◆ **AIM OF THE TASK**:
Do not copy the pictures. Write out the lines from the start of the entries through the line containing "plt.rcParams['mathtext.fontset'] = 'cm'".

Start of EXERCISE INPUT

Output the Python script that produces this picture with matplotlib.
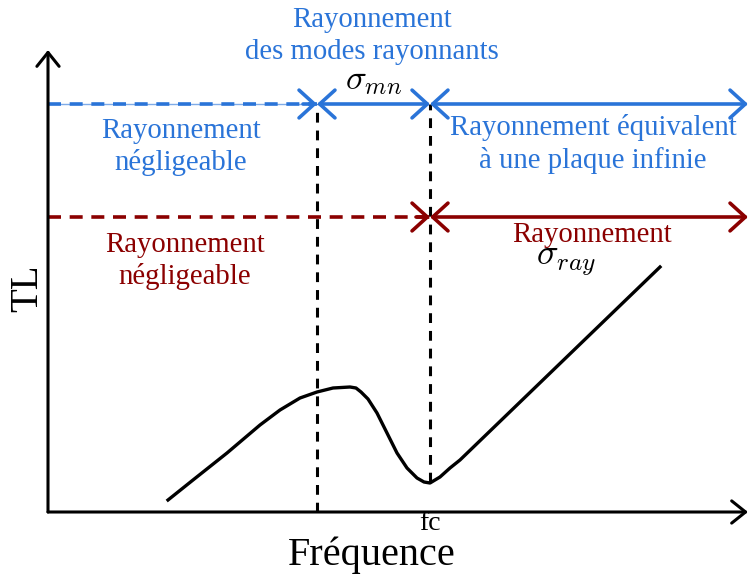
import matplotlib
matplotlib.use("Agg")
import matplotlib.pyplot as plt

plt.rcParams['font.family'] = ['Liberation Serif', 'DejaVu Serif']
plt.rcParams['mathtext.fontset'] = 'cm'

# TL curve (schematic), frequency / TL in arbitrary units from the origin
freq = [120, 145, 179, 212, 232, 252, 269, 285, 302, 308, 313, 320, 329, 339, 349, 359,
        369, 376, 382, 392, 402, 412, 612]
tl = [12, 32, 59, 87, 102, 114, 120, 124, 125, 124, 120, 113, 99, 79, 59, 44,
      34, 30, 29, 35, 44, 52, 245]

f_mn = 269      # sigma_mn limit
f_c = 382       # critical frequency
level_mn = 408  # blue band
level_ray = 295 # red band
x_end = 700
y_end = 462

blue = '#2a74d8'
red = '#8b0000'

fig = plt.figure(figsize=(7.49, 5.78), dpi=100)
ax = fig.add_axes([0, 0, 1, 1])
ax.set_xlim(-48, 701)
ax.set_ylim(-66, 512)
ax.axis('off')


def arrow(x0, y0, x1, y1, style, color, lw, hl, hw):
    ax.annotate('', xy=(x1, y1), xytext=(x0, y0),
                arrowprops=dict(arrowstyle='%s,head_length=%s,head_width=%s' % (style, hl, hw),
                                color=color, lw=lw, shrinkA=0, shrinkB=0,
                                mutation_scale=10))


# axes
arrow(0, 0, 0, y_end, '->', 'black', 2.2, 1.0, 0.8)
arrow(0, 0, x_end, 0, '->', 'black', 2.2, 1.0, 0.8)

# vertical dashed lines
ax.plot([f_mn, f_mn], [0, level_mn], color='black', lw=2.2, ls=(0, (3.2, 2.6)))
ax.plot([f_c, f_c], [30, level_mn], color='black', lw=2.2, ls=(0, (3.2, 2.6)))

# blue band
ax.plot([0, f_mn], [level_mn, level_mn], color=blue, lw=2.6, ls=(0, (3.6, 2.4)))
ax.plot([0, f_mn], [level_mn, level_mn], color=blue, lw=1.0, alpha=0.6)
arrow(f_mn - 14, level_mn, f_mn, level_mn, '->', blue, 2.6, 1.1, 1.0)
arrow(f_mn, level_mn, f_c, level_mn, '<->', blue, 2.6, 1.1, 1.0)
arrow(f_c, level_mn, x_end, level_mn, '<->', blue, 2.6, 1.1, 1.0)

# red band
ax.plot([0, f_c], [level_ray, level_ray], color=red, lw=2.6, ls=(0, (3.6, 2.4)))
arrow(f_c - 14, level_ray, f_c, level_ray, '->', red, 2.6, 1.1, 1.0)
arrow(f_c, level_ray, x_end, level_ray, '<->', red, 2.6, 1.1, 1.0)

# TL curve
ax.plot(freq, tl, color='black', lw=2.4, solid_joinstyle='round')

# texts
ax.text(324, 476, 'Rayonnement\ndes modes rayonnants', color=blue, fontsize=20.7,
        ha='center', va='center', linespacing=1.28)
ax.text(326, 431, r'$\sigma_{mn}$', fontsize=25, ha='center', va='center')
ax.text(133, 365, 'Rayonnement\nnégligeable', color=blue, fontsize=20.7,
        ha='center', va='center', linespacing=1.28)
ax.text(545, 368, 'Rayonnement équivalent\nà une plaque infinie', color=blue, fontsize=20.7,
        ha='center', va='center', linespacing=1.28)
ax.text(137, 251, 'Rayonnement\nnégligeable', color=red, fontsize=20.7,
        ha='center', va='center', linespacing=1.28)
ax.text(544, 277, 'Rayonnement', color=red, fontsize=20.7, ha='center', va='center')
ax.text(518, 250, r'$\sigma_{ray}$', fontsize=26, ha='center', va='center')
ax.text(-20, 224, 'TL', fontsize=28, rotation=90, ha='center', va='center')
ax.text(f_c, -12, 'fc', fontsize=20, ha='center', va='center')
ax.text(324, -43, 'Fréquence', fontsize=29, ha='center', va='center')

fig.savefig('out.png', dpi=100)
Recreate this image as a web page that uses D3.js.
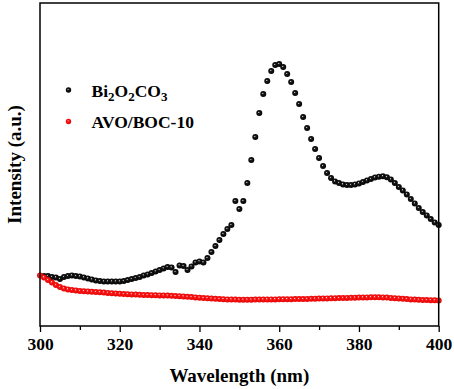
<!DOCTYPE html>
<html><head><meta charset="utf-8">
<script src="https://cdn.jsdelivr.net/npm/d3@7"></script>
<style>body{margin:0;background:#fff}svg{display:block}text{font-family:"Liberation Serif","Times New Roman",serif;font-weight:bold}</style>
</head><body>
<svg id="c" width="454" height="389"></svg>
<script>
// Wavelength (nm) for each series
const wlBOC = d3.range(301, 401);   // 301..400 nm, 1 nm step
const wlAVO = d3.range(300, 401);   // 300..400 nm, 1 nm step
// Intensity (a.u.)
const bocValues = [50,50,49,48.5,47,49,50,50.5,50,49.5,
  48.5,47.5,46.5,45.5,45,44.5,44.5,44.5,44.5,44.5,
  45,46,47,48,49,50.5,51.5,53,54.5,56,
  57.5,59,58.5,54,60.5,60,56,59.5,63.5,64.5,
  63.5,68,74,80,86,92,97,101,125,117,
  125,143,166,189,213,232,245,255,261,262,
  259,252,244,233,222,209,198,187,177,168,
  160,153,148,144.5,143,141.5,141,141,141.5,142.5,
  144,145.5,147,148.5,149.3,149.7,148.7,146.5,143,139,
  135.5,131.5,127,122.5,118,114,110.5,107,103.5,101];
const avoValues = [50.5,48.5,46,43.5,41,39,37.5,36.5,36,35.5,35,
  34.8,34.5,34.2,34,33.7,33.4,33.1,32.8,32.5,32.2,
  32,31.8,31.6,31.4,31.2,31,30.9,30.8,30.7,30.6,
  30.5,30.4,30.2,30,29.8,29.5,29.2,28.9,28.6,28.3,
  28,27.7,27.4,27.2,27,26.8,26.6,26.5,26.4,26.3,
  26.3,26.3,26.3,26.4,26.4,26.5,26.5,26.6,26.6,26.7,
  26.7,26.8,26.8,26.9,27,27,27.1,27.2,27.3,27.4,
  27.5,27.6,27.7,27.8,27.9,28,28.1,28.2,28.3,28.4,
  28.5,28.6,28.7,28.7,28.7,28.6,28.4,28.1,27.8,27.5,
  27.2,26.9,26.6,26.4,26.2,26,25.9,25.8,25.7,25.6];
const xTicks = [300,320,340,360,380,400];
const xMinorTicks = [310,330,350,370,390];
const seriesNames = ["Bi2O2CO3","AVO/BOC-10"];

const svg = d3.select("#c");
const L = 40, R = 438.7, T = 3, B = 326;
const x = d3.scaleLinear().domain([300,400]).range([L,R]);
const y = d3.scaleLinear().domain([0,323]).range([B,T]);

const defs = svg.append("defs");
function grad(id, c1, c2){
  const g = defs.append("radialGradient").attr("id", id)
    .attr("cx","50%").attr("cy","50%").attr("r","55%").attr("fx","40%").attr("fy","36%");
  g.append("stop").attr("offset","0%").attr("stop-color","#fff");
  g.append("stop").attr("offset","28%").attr("stop-color",c1);
  g.append("stop").attr("offset","100%").attr("stop-color",c2);
}
grad("gk","#1a1a1a","#000");
grad("gr","#ff1a1a","#e00000");

// minor ticks
svg.append("g").attr("transform",`translate(0,${B})`)
  .call(d3.axisBottom(x).tickValues(xMinorTicks).tickSize(4).tickFormat(""))
  .call(g=>{g.select(".domain").remove(); g.selectAll("line").attr("stroke-width",1.3);});
// major ticks
const ax = svg.append("g").attr("transform",`translate(0,${B})`)
  .call(d3.axisBottom(x).tickValues(xTicks).tickSize(6).tickPadding(6).tickFormat(d3.format("d")));
ax.select(".domain").remove();
ax.selectAll("line").attr("stroke-width",1.3);
ax.selectAll("text").attr("font-size",17.5).attr("fill","#000")
  .style("font-family",'"Liberation Serif",serif').style("font-weight","bold");

// data
const bocData = wlBOC.map((w,i)=>({w, v:bocValues[i]}));
const avoData = wlAVO.map((w,i)=>({w, v:avoValues[i]}));
svg.append("g").selectAll("circle").data(bocData).join("circle")
  .attr("cx",d=>x(d.w)).attr("cy",d=>y(d.v)).attr("r",3).attr("fill","url(#gk)");
svg.append("g").selectAll("circle").data(avoData).join("circle")
  .attr("cx",d=>x(d.w)).attr("cy",d=>y(d.v)).attr("r",3).attr("fill","url(#gr)");

// frame
svg.append("rect").attr("x",L).attr("y",T).attr("width",R-L).attr("height",B-T)
  .attr("fill","none").attr("stroke","#000").attr("stroke-width",1.5);

// axis titles
svg.append("text").attr("x",(L+R)/2).attr("y",382).attr("text-anchor","middle")
  .attr("font-size",19).text("Wavelength (nm)");
svg.append("text").attr("transform",`translate(21,${(T+B)/2}) rotate(-90)`)
  .attr("text-anchor","middle").attr("font-size",19).text("Intensity (a.u.)");

// legend
const lg = svg.append("g");
lg.append("circle").attr("cx",68.5).attr("cy",90).attr("r",2.7).attr("fill","url(#gk)");
lg.append("circle").attr("cx",68.5).attr("cy",121.5).attr("r",2.7).attr("fill","url(#gr)");
const t1 = lg.append("text").attr("x",91.5).attr("y",96.5).attr("font-size",17.5);
t1.append("tspan").text("Bi");
t1.append("tspan").attr("font-size",13).attr("dy",4).text("2");
t1.append("tspan").attr("dy",-4).text("O");
t1.append("tspan").attr("font-size",13).attr("dy",4).text("2");
t1.append("tspan").attr("dy",-4).text("CO");
t1.append("tspan").attr("font-size",13).attr("dy",4).text("3");
lg.append("text").attr("x",91.5).attr("y",127.5).attr("font-size",17.5).text(seriesNames[1]);
</script>
</body></html>
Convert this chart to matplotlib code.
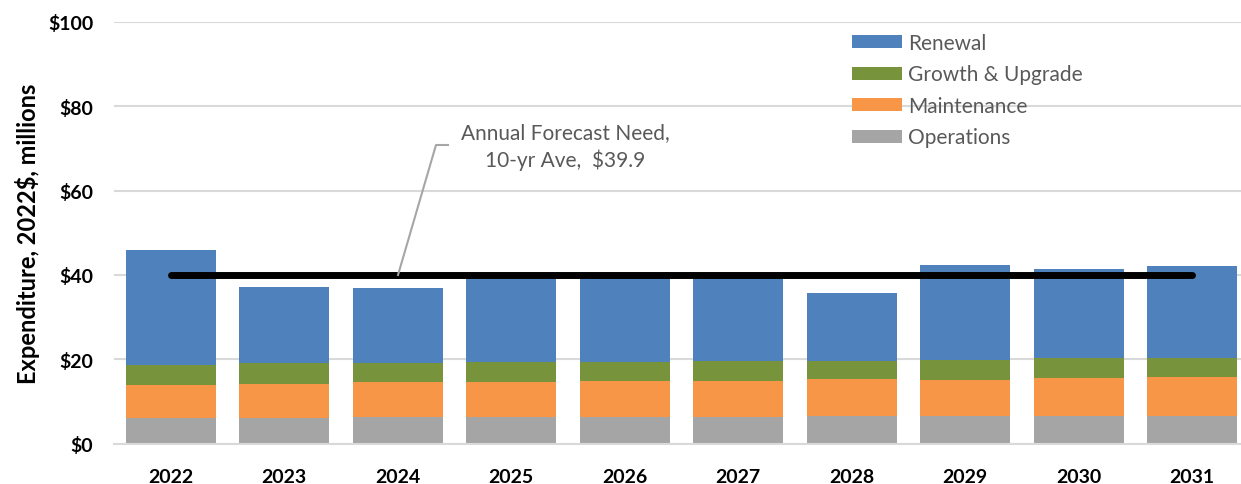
import matplotlib
matplotlib.use("Agg")
import matplotlib.pyplot as plt
import numpy as np

years = ["2022", "2023", "2024", "2025", "2026", "2027", "2028", "2029", "2030", "2031"]
# cumulative tops
operations = [6.0, 6.0, 6.3, 6.3, 6.3, 6.3, 6.5, 6.5, 6.5, 6.5]
maint_top = [13.9, 14.2, 14.5, 14.5, 14.8, 14.8, 15.2, 15.1, 15.5, 15.7]
growth_top = [18.7, 19.0, 19.0, 19.3, 19.3, 19.6, 19.6, 19.9, 20.3, 20.3]
total = [45.9, 37.2, 36.9, 39.0, 39.8, 39.8, 35.7, 42.4, 41.4, 42.1]
avg_need = 39.9

maintenance = [m - o for m, o in zip(maint_top, operations)]
growth = [g - m for g, m in zip(growth_top, maint_top)]
renewal = [t - g for t, g in zip(total, growth_top)]

plt.rcParams['font.family'] = ['Lato', 'DejaVu Sans']

W, H = 1241, 485
fig = plt.figure(figsize=(W / 100, H / 100), dpi=100)
left = 114 / W
bottom = 1 - 444.5 / H
top = 1 - 23 / H
ax = fig.add_axes([left, bottom, 1 - left, top - bottom])

x = np.arange(len(years))
width = 0.79
c_ops, c_main, c_gr, c_ren = "#a5a5a5", "#f79646", "#77933c", "#4f81bd"
ax.bar(x, operations, width, color=c_ops, label="Operations", zorder=2)
ax.bar(x, maintenance, width, bottom=operations, color=c_main, label="Maintenance", zorder=2)
ax.bar(x, growth, width, bottom=maint_top, color=c_gr, label="Growth & Upgrade", zorder=2)
ax.bar(x, renewal, width, bottom=growth_top, color=c_ren, label="Renewal", zorder=2)

ax.plot([x[0], x[-1]], [avg_need, avg_need], color="black", lw=5, solid_capstyle="round", zorder=3)

ax.set_ylim(0, 100)
ax.set_yticks(np.arange(0, 101, 20))
ax.set_yticklabels([f"${v}" for v in range(0, 101, 20)])
span = 9.5 - (1249 - 1241) / 113.6
ax.set_xlim(-0.5, span)
ax.set_xticks(x)
ax.set_xticklabels(years)
ax.grid(axis="y", color="#d9d9d9", lw=1.5, zorder=0)
ax.set_axisbelow(True)
for s in ["left", "right", "top"]:
    ax.spines[s].set_visible(False)
ax.spines["bottom"].set_color("#d9d9d9")
ax.spines["bottom"].set_linewidth(1.5)
ax.tick_params(axis="both", length=0, labelsize=14)
ax.tick_params(axis="y", pad=15)
ax.tick_params(axis="x", pad=18)
for lab in ax.get_xticklabels() + ax.get_yticklabels():
    lab.set_fontweight("bold")
ax.set_ylabel("Expenditure, 2022$, millions", fontsize=17, fontweight="bold", labelpad=6)

handles, labels = ax.get_legend_handles_labels()
leg = fig.legend(handles[::-1], labels[::-1], loc="upper left",
                 bbox_to_anchor=(852 / W, 1 - 34 / H), frameon=False,
                 fontsize=15, handlelength=2.4, handleheight=0.58,
                 handletextpad=0.3, labelspacing=0.55, borderaxespad=0, borderpad=0)
for t in leg.get_texts():
    t.set_color("#595959")

# leader line and annotation text
fig.add_artist(plt.Line2D([398 / W, 436 / W, 448 / W], [1 - 276 / H, 1 - 146 / H, 1 - 146 / H],
                          color="#a6a6a6", lw=1.5, transform=fig.transFigure, zorder=4))
fig.text(565 / W, 1 - 147 / H, "Annual Forecast Need,\n10-yr Ave,  $39.9", ha="center", va="center",
         fontsize=15, color="#595959", linespacing=1.35)

fig.savefig("out.png", dpi=100)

End of EXERCISE INPUT

◆ **ANSWER TO THIS EXERCISE**:
Output the Python script that produces this picture with matplotlib.
import matplotlib
matplotlib.use("Agg")
import matplotlib.pyplot as plt

plt.rcParams['font.family'] = ['Liberation Serif', 'DejaVu Serif']
plt.rcParams['mathtext.fontset'] = 'cm'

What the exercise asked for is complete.